Twaalf jaar cel geëist voor moord op verloofde

Redactie

Tegen drie mensen die worden verdacht van de moord op een 39-jarige Albaniër heeft het Openbaar Ministerie woensdag in hoger beroep twaalf jaar cel geëist. Zij kregen eerder straffen van twaalf en vijftien jaar cel.

Het lichaam van het slachtoffer werd eind mei 2006 tijdens een duikoefening van de brandweer gevonden in de Rotterdamse Rijnhaven. Het lag op de bodem van de haven in de kofferbak van een auto.

Volgens het OM is de man vermoord omdat hij zijn verloofde had mishandeld, en zijn door de vrouw en haar medeverdachten verschillende plannen gesmeed om hem te doden. Zo zou rattengif zijn besteld bij de Rotterdamse ongediertebestrijdingdienst. Uiteindelijk is de man doodgeschoten en is de auto met zijn lichaam gedumpt in de Rijnhaven.
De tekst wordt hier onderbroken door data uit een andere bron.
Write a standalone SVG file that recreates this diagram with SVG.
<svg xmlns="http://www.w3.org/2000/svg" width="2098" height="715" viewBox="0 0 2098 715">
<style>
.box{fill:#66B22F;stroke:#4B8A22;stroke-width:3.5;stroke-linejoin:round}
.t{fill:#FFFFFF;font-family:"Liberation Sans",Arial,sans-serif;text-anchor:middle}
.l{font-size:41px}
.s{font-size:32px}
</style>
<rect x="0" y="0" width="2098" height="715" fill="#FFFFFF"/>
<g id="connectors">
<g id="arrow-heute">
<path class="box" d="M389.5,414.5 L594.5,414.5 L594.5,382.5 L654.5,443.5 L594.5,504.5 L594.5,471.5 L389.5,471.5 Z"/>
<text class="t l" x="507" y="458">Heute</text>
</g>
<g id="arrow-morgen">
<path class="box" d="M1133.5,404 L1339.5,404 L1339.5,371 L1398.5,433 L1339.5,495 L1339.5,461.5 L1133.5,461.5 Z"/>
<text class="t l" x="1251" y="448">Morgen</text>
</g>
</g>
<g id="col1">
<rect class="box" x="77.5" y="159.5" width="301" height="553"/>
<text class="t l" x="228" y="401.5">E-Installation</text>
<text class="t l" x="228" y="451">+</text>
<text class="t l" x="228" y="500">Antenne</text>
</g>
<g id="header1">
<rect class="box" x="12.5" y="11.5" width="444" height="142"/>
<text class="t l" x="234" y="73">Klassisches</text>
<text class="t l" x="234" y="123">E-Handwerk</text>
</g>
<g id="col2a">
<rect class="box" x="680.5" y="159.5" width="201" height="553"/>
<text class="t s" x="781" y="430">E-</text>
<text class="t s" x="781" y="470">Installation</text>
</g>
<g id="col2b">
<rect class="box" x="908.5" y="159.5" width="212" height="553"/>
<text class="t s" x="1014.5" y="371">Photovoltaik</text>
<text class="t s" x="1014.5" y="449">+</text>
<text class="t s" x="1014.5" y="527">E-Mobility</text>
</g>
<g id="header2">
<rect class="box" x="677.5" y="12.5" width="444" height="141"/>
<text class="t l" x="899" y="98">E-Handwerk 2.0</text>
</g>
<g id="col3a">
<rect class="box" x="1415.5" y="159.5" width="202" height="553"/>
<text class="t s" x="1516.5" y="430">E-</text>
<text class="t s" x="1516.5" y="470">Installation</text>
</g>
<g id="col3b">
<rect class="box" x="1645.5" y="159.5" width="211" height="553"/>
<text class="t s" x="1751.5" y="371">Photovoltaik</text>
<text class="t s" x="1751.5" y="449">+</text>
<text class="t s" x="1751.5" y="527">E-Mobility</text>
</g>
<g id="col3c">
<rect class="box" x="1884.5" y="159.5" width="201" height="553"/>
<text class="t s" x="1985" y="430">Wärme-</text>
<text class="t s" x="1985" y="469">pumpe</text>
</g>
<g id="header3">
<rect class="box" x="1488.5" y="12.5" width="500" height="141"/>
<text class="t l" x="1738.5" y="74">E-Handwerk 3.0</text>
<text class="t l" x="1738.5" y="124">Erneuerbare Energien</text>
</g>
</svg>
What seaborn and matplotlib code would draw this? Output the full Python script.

Vorig jaar werd de 40-jarige hoofdverdachte Hanneke H., die haar verloofde op 12 mei 2006 in Rotterdam doodgeschoten zou hebben, veroordeeld tot vijftien jaar cel. Haar 20-jarige zoon Matthew H. en zijn 22 jaar oude vriend Pim J. waren veroordeeld tot twaalf jaar cel en hoorden in hoger beroep dezelfde straf tegen zich eisen wegens het medeplegen van moord.

Twee maanden na de vondst van het lijk werden de drie verdachten aangehouden. Een van hen had in familiekring verteld dat hij bij de moord betrokken was geweest. De uitspraak van het hoger beroep is op 23 oktober.